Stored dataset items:

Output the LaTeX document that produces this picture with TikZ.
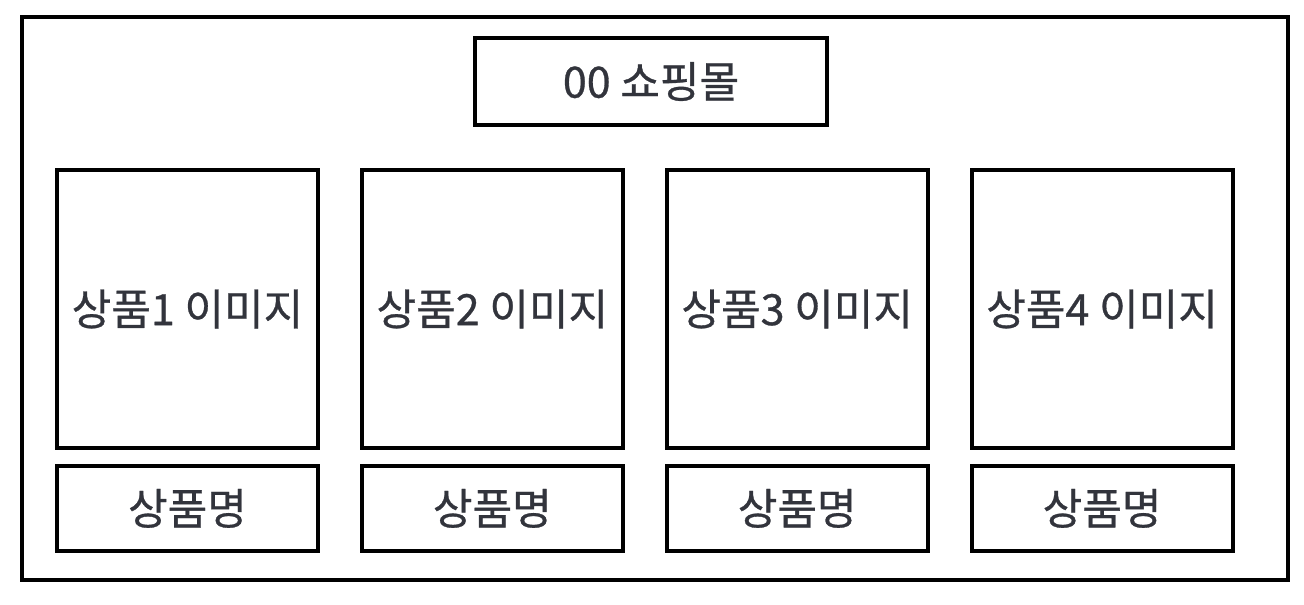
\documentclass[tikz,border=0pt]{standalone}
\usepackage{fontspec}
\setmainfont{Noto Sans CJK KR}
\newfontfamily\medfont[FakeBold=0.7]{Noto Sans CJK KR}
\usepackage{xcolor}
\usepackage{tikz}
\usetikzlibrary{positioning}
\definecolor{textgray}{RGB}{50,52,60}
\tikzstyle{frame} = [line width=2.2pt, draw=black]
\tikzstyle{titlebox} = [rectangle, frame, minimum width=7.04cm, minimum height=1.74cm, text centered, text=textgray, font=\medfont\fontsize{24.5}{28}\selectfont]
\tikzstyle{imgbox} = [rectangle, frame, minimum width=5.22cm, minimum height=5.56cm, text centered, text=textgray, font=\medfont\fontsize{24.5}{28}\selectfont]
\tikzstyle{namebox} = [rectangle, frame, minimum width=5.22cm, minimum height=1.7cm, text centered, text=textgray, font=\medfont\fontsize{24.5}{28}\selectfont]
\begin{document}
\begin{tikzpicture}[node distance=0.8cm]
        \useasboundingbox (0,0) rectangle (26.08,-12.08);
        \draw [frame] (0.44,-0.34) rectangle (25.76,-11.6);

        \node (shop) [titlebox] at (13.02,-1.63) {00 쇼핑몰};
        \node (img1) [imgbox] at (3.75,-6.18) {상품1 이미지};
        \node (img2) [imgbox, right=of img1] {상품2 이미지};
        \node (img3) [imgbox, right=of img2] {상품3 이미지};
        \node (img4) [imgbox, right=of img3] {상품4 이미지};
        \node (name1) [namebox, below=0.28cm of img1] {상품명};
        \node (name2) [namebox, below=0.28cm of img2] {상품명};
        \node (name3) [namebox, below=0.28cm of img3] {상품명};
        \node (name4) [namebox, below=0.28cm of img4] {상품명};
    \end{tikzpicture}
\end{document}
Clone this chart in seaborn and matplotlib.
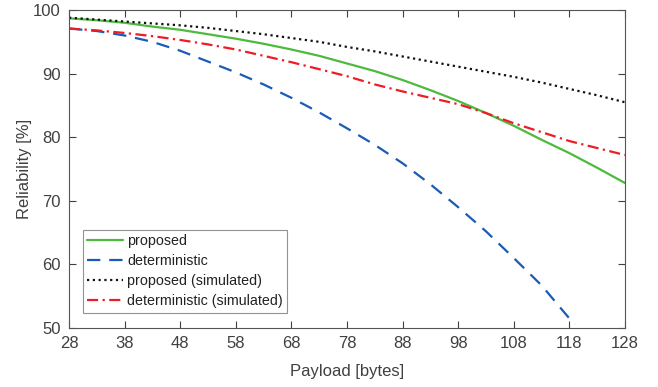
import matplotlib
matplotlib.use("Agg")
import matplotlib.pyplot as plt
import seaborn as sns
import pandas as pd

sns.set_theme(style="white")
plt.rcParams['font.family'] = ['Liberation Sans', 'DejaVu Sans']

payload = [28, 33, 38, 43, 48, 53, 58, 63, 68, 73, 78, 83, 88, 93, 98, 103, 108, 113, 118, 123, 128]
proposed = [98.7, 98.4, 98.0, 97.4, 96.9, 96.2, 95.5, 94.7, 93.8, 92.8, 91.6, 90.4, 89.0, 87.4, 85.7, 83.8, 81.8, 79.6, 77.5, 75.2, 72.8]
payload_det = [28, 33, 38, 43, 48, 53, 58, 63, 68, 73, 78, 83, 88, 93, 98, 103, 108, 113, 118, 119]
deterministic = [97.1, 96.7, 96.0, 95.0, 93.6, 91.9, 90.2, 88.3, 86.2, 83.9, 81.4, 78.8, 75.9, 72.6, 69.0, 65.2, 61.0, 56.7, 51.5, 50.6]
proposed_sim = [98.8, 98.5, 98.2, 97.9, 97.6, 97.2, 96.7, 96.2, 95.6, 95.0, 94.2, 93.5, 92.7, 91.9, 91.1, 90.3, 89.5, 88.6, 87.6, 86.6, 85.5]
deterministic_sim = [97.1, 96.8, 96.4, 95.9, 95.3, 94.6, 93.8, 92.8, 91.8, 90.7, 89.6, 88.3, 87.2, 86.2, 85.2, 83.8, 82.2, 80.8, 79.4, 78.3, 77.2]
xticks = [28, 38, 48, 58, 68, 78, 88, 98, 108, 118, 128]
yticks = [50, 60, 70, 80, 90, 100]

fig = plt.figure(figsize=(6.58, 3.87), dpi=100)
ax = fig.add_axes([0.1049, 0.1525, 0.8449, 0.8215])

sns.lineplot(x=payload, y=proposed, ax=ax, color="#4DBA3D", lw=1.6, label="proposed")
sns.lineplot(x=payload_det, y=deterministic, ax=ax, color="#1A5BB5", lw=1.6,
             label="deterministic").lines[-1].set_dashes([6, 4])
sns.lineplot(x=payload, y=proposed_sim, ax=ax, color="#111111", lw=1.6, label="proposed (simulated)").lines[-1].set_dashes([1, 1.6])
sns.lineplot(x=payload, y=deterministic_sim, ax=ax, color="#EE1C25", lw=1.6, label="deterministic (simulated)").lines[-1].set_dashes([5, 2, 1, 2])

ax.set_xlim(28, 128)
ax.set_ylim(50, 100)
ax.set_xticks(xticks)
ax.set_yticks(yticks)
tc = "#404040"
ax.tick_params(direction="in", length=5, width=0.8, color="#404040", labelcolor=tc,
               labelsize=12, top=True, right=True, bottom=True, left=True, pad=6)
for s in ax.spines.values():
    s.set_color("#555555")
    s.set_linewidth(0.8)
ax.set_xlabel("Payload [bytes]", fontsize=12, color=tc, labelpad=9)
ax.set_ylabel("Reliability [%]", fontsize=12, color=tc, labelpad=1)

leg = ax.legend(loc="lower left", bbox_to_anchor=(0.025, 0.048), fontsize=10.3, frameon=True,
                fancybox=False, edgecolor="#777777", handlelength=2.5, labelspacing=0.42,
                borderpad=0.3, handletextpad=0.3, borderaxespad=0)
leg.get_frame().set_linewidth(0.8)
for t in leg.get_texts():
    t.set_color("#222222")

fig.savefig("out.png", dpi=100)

- **What you will do**:
All lines from the start of the entries through the one with "(0.44,-0.34) rectangle (25.76,-11.6);" are to be output exactly; omit the pictures.

- **Result of this exercise**:
Output the LaTeX document that produces this picture with TikZ.
\documentclass[tikz,border=0pt]{standalone}
\usepackage{fontspec}
\setmainfont{Noto Sans CJK KR}
\newfontfamily\medfont[FakeBold=0.7]{Noto Sans CJK KR}
\usepackage{xcolor}
\usepackage{tikz}
\usetikzlibrary{positioning}
\definecolor{textgray}{RGB}{50,52,60}
\tikzstyle{frame} = [line width=2.2pt, draw=black]
\tikzstyle{titlebox} = [rectangle, frame, minimum width=7.04cm, minimum height=1.74cm, text centered, text=textgray, font=\medfont\fontsize{24.5}{28}\selectfont]
\tikzstyle{imgbox} = [rectangle, frame, minimum width=5.22cm, minimum height=5.56cm, text centered, text=textgray, font=\medfont\fontsize{24.5}{28}\selectfont]
\tikzstyle{namebox} = [rectangle, frame, minimum width=5.22cm, minimum height=1.7cm, text centered, text=textgray, font=\medfont\fontsize{24.5}{28}\selectfont]
\begin{document}
\begin{tikzpicture}[node distance=0.8cm]
        \useasboundingbox (0,0) rectangle (26.08,-12.08);
        \draw [frame] (0.44,-0.34) rectangle (25.76,-11.6);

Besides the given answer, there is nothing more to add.